The Cores and Hacks are a fantastic, very welcome, effort to keep SUPERHOT: MIND CONTROL DELETE’s core gameplay loop from becoming stale, and it presents some incredibly fun scenarios. My personal favourite experience came when I combined CHARGE.core with berserk.hack, allowing me to zip around the level bashing enemies’ heads in with my bare fists with no regard for cover or obstacles since each kill rendered me invulnerable as I closed the gap between enemies quickly and set off a chain reaction of devastating, satisfying brutality.
What really let me down though, is how quickly SUPERHOT: MIND CONTROL DELETE exhausts the already shallow pool of variety in its gameplay. It’s more than likely that you’ll have seen every possible map and weapon the game has to offer after completing the first floor. Of course, Cores and Hacks create a bit more variety but the fact of the matter is that some of them are just better than the rest; given that dying means you’ll have to restart the entire Node, there’s not too much incentive to experiment when you know what the best combinations are and can save yourself the loss of 15 minutes by choosing the “right” ones all the time. Completing Nodes ended up feeling more like a relief than an achievement, and I eventually just burned out after around eight hours of play — there simply wasn’t enough substance to the game, so I felt like I was just doing the same thing, over and over again, for eight hours.

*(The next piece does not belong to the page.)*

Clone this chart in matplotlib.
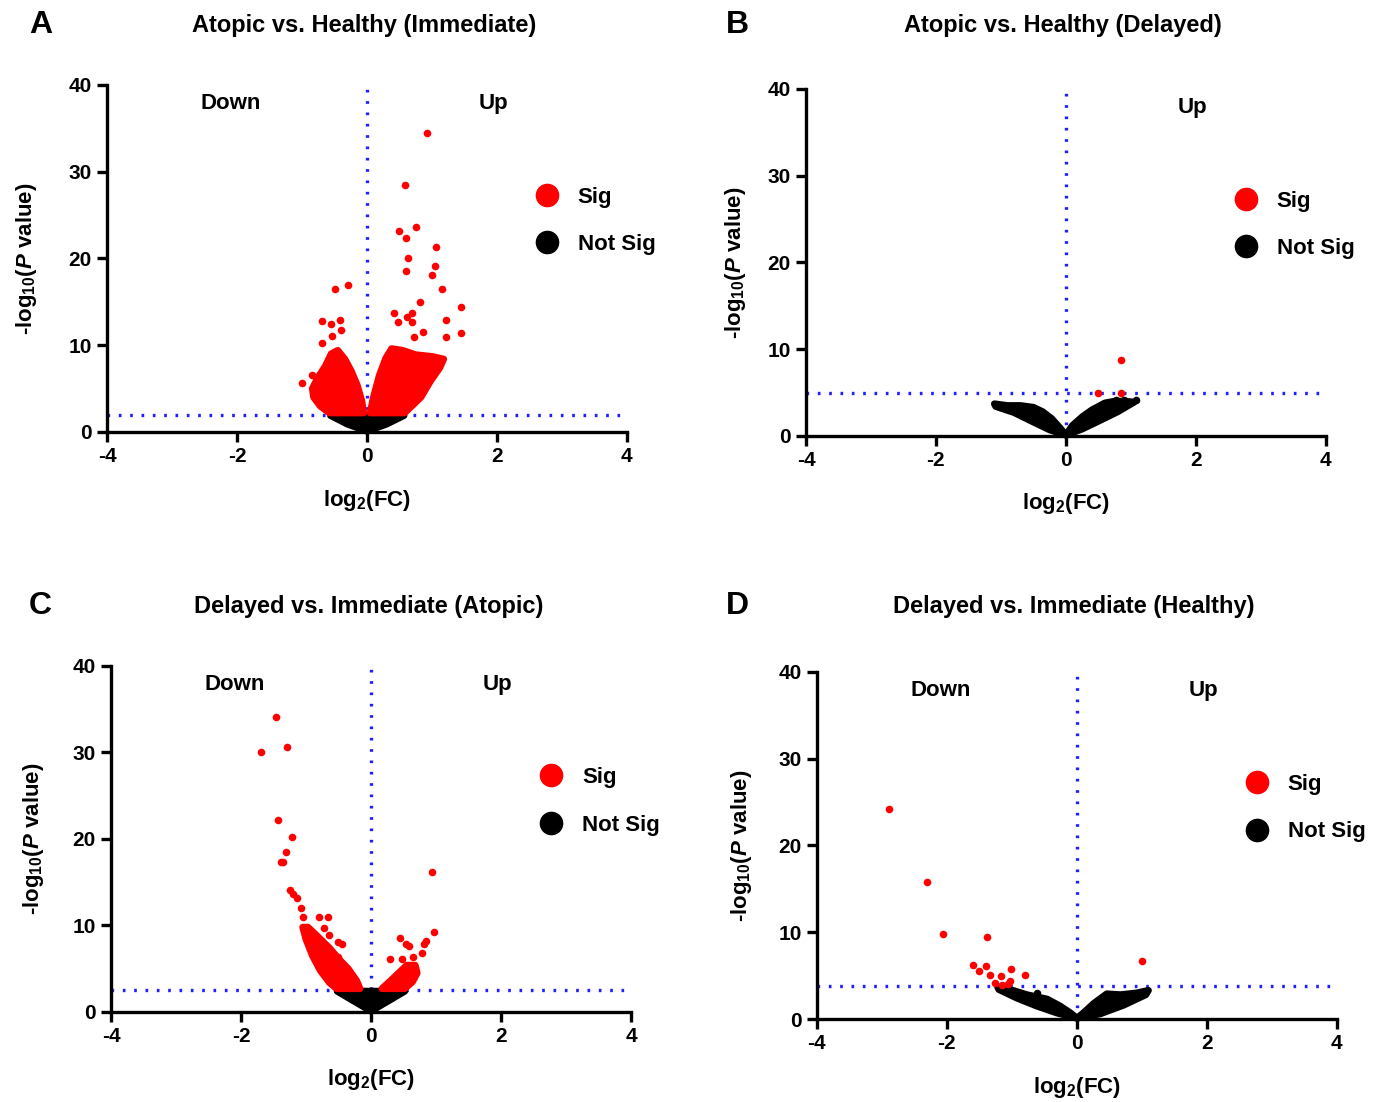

That’s not to say SUPERHOT: MIND CONTROL DELETE is a bad game — far from it. In fact, it’s a fine addition to the core SUPERHOT experience that’s just an update or two away from being a fantastic one. At this point, though, it’s a game that relies far too heavily on its time-manipulation gimmick to make itself less frustrating, rather than properly exploring the possibilities that it can bring to the table. If the SUPERHOT Team is able to add to the pool of enemies, maps and weapons that it chooses from, or even add in some of the carefully and intentionally crafted levels the original game was beloved for, it would be a huge boost to an already fun action-FPS experience.
SUPERHOT: MIND CONTROL DELETE is a fun action-FPS that feels limited in its execution; it makes some fantastic additions to the core SUPERHOT experience, but a poorly-executed step away from the original’s intentionally, meticulously crafted level design ultimately hurts the game’s replayability.
Max reviewed SUPERHOT: MIND CONTROL DELETE using a retail Steam code provided by the SUPERHOT Team.